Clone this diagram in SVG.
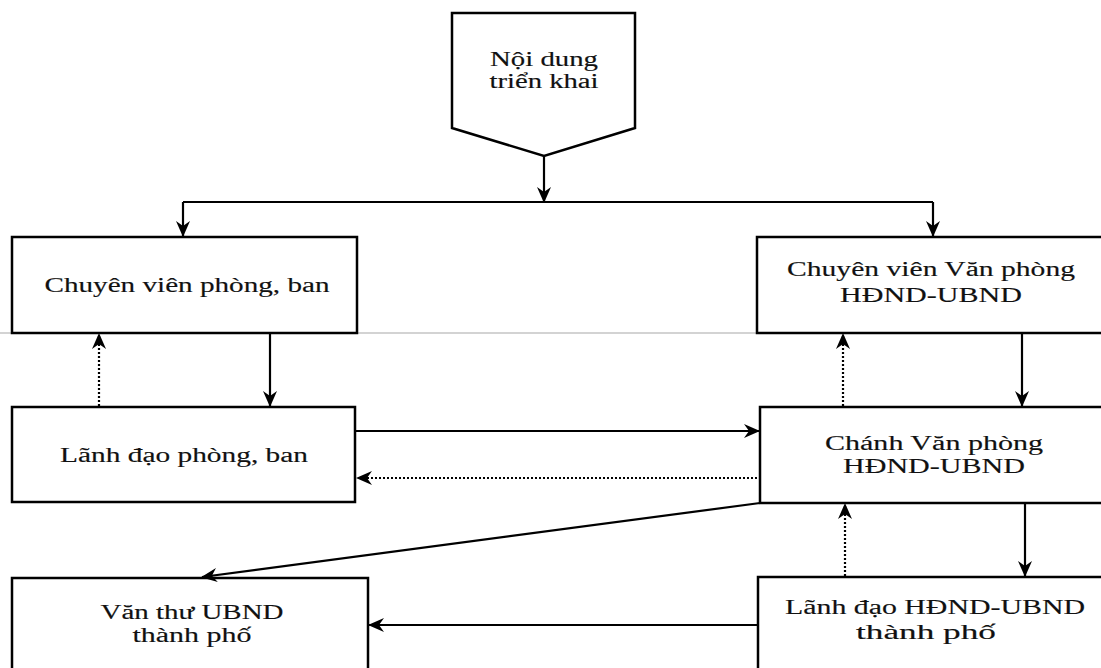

•••••

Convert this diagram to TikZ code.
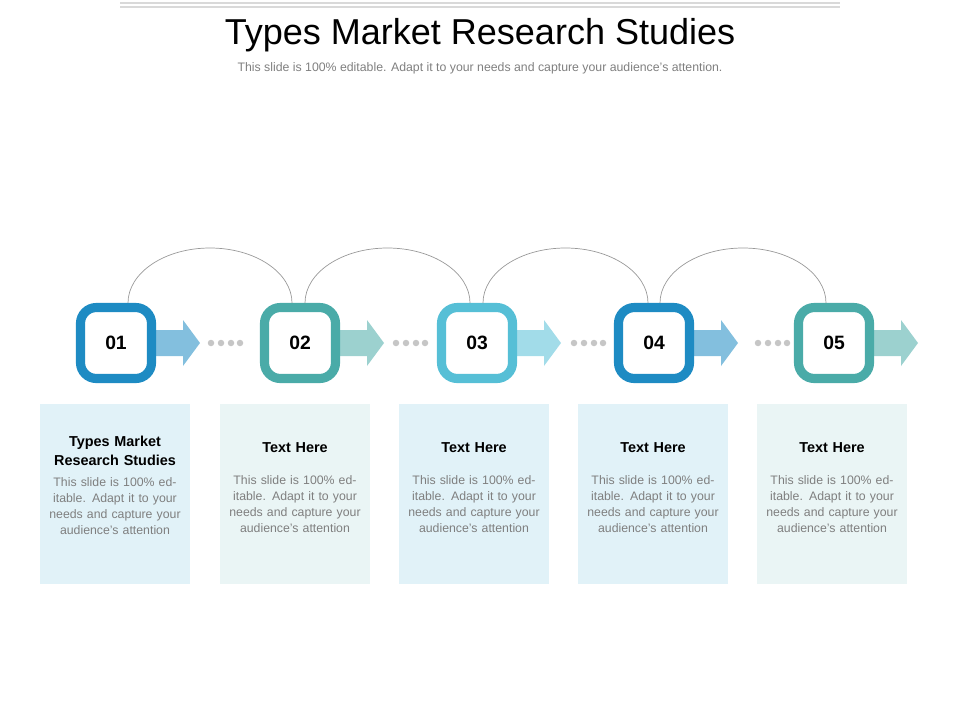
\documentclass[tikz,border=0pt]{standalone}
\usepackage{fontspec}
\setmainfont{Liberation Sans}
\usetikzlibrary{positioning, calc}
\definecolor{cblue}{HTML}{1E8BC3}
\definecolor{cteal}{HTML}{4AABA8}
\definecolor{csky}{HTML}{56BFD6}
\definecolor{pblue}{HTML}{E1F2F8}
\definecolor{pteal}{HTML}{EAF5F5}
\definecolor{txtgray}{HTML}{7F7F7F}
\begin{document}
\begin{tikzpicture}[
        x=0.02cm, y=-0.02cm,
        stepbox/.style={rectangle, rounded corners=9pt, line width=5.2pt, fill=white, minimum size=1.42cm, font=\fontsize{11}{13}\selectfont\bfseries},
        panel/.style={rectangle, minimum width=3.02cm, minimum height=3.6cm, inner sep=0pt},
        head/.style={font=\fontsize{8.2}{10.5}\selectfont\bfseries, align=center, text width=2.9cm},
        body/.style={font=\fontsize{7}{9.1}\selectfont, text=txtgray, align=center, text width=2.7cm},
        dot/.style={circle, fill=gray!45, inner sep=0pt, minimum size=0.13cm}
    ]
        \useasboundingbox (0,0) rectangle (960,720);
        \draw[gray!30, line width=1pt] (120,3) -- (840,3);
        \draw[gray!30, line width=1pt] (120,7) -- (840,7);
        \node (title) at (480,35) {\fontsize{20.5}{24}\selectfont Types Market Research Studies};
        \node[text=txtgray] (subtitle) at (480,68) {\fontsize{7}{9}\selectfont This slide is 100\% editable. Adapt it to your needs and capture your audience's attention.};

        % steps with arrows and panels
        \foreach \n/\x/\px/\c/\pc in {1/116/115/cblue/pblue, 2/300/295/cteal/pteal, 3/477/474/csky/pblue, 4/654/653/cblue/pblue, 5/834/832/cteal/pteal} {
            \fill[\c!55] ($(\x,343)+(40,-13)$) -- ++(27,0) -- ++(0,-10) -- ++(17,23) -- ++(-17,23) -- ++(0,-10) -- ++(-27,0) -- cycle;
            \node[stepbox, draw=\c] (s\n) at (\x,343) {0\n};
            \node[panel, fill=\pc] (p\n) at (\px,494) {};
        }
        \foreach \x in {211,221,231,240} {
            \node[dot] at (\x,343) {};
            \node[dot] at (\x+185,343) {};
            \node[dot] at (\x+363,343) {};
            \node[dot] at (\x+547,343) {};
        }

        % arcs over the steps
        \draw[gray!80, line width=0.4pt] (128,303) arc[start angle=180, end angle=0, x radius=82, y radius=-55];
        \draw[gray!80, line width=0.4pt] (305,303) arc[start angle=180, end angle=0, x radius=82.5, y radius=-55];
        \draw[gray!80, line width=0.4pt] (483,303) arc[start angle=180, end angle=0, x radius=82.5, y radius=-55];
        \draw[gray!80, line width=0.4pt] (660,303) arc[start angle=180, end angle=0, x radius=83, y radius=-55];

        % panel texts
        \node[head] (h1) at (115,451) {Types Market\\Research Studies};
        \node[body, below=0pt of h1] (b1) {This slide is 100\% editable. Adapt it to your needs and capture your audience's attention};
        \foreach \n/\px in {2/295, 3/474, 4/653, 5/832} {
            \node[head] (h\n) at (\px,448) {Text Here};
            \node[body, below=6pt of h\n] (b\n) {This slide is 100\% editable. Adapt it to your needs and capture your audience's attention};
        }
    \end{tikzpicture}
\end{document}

•••••

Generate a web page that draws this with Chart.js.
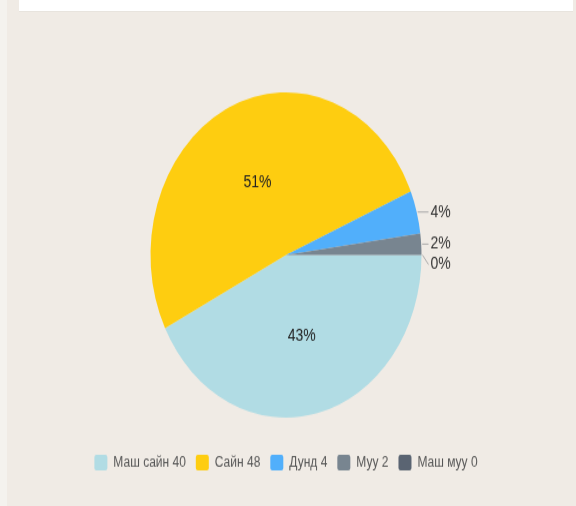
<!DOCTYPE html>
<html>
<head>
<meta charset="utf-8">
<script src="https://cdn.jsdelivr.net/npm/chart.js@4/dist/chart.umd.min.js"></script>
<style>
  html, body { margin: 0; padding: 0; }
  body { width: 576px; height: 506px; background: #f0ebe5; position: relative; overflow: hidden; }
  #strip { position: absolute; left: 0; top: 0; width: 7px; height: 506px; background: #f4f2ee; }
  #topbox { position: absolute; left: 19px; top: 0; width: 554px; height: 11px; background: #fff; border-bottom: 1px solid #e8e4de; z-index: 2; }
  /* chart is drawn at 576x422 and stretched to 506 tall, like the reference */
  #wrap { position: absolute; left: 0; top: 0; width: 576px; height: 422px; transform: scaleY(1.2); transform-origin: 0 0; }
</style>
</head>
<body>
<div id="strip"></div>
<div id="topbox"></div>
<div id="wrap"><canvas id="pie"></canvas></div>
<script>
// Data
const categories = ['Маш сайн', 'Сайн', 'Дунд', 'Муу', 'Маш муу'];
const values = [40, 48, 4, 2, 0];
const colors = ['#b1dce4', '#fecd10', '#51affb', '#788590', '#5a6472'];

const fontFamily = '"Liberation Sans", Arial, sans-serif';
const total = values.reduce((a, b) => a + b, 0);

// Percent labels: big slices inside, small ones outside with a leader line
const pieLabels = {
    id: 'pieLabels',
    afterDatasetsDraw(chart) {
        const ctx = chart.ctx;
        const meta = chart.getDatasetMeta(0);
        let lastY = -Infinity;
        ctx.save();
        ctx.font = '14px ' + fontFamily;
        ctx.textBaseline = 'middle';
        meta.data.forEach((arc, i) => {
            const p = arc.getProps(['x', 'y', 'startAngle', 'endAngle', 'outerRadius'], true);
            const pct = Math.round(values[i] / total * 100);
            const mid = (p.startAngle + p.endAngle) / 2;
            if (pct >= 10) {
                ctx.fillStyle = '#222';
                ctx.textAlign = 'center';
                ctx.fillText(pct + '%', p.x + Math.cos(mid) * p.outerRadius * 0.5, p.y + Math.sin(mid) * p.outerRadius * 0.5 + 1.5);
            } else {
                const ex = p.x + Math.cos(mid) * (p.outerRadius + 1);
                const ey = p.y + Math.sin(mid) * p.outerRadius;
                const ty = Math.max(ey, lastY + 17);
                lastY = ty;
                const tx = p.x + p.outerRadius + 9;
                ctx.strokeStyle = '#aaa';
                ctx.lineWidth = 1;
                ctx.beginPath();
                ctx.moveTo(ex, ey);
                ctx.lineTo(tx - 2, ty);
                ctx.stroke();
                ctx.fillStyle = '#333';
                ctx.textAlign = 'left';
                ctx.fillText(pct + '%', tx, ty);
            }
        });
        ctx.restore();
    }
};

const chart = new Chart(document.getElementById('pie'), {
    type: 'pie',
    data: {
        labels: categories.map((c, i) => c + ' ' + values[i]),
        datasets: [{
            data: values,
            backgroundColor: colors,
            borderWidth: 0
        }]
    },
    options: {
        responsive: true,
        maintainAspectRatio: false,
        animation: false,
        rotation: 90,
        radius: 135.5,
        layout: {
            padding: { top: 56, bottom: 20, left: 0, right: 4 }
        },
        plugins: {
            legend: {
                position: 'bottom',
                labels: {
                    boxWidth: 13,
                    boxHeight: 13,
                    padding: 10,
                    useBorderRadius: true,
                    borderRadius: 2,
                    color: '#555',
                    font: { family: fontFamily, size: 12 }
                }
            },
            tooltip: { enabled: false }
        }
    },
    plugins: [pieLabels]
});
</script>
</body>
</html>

•••••

# [SET TASK]
What lines above run from the one with "Convert this diagram to TikZ code." to the one with "(subtitle) at (480,68)"? Give them again exactly, ends included, and leave the pictures out.

# [SOLUTION FOR THIS TASK]
Convert this diagram to TikZ code.
\documentclass[tikz,border=0pt]{standalone}
\usepackage{fontspec}
\setmainfont{Liberation Sans}
\usetikzlibrary{positioning, calc}
\definecolor{cblue}{HTML}{1E8BC3}
\definecolor{cteal}{HTML}{4AABA8}
\definecolor{csky}{HTML}{56BFD6}
\definecolor{pblue}{HTML}{E1F2F8}
\definecolor{pteal}{HTML}{EAF5F5}
\definecolor{txtgray}{HTML}{7F7F7F}
\begin{document}
\begin{tikzpicture}[
        x=0.02cm, y=-0.02cm,
        stepbox/.style={rectangle, rounded corners=9pt, line width=5.2pt, fill=white, minimum size=1.42cm, font=\fontsize{11}{13}\selectfont\bfseries},
        panel/.style={rectangle, minimum width=3.02cm, minimum height=3.6cm, inner sep=0pt},
        head/.style={font=\fontsize{8.2}{10.5}\selectfont\bfseries, align=center, text width=2.9cm},
        body/.style={font=\fontsize{7}{9.1}\selectfont, text=txtgray, align=center, text width=2.7cm},
        dot/.style={circle, fill=gray!45, inner sep=0pt, minimum size=0.13cm}
    ]
        \useasboundingbox (0,0) rectangle (960,720);
        \draw[gray!30, line width=1pt] (120,3) -- (840,3);
        \draw[gray!30, line width=1pt] (120,7) -- (840,7);
        \node (title) at (480,35) {\fontsize{20.5}{24}\selectfont Types Market Research Studies};
        \node[text=txtgray] (subtitle) at (480,68) {\fontsize{7}{9}\selectfont This slide is 100\% editable. Adapt it to your needs and capture your audience's attention.};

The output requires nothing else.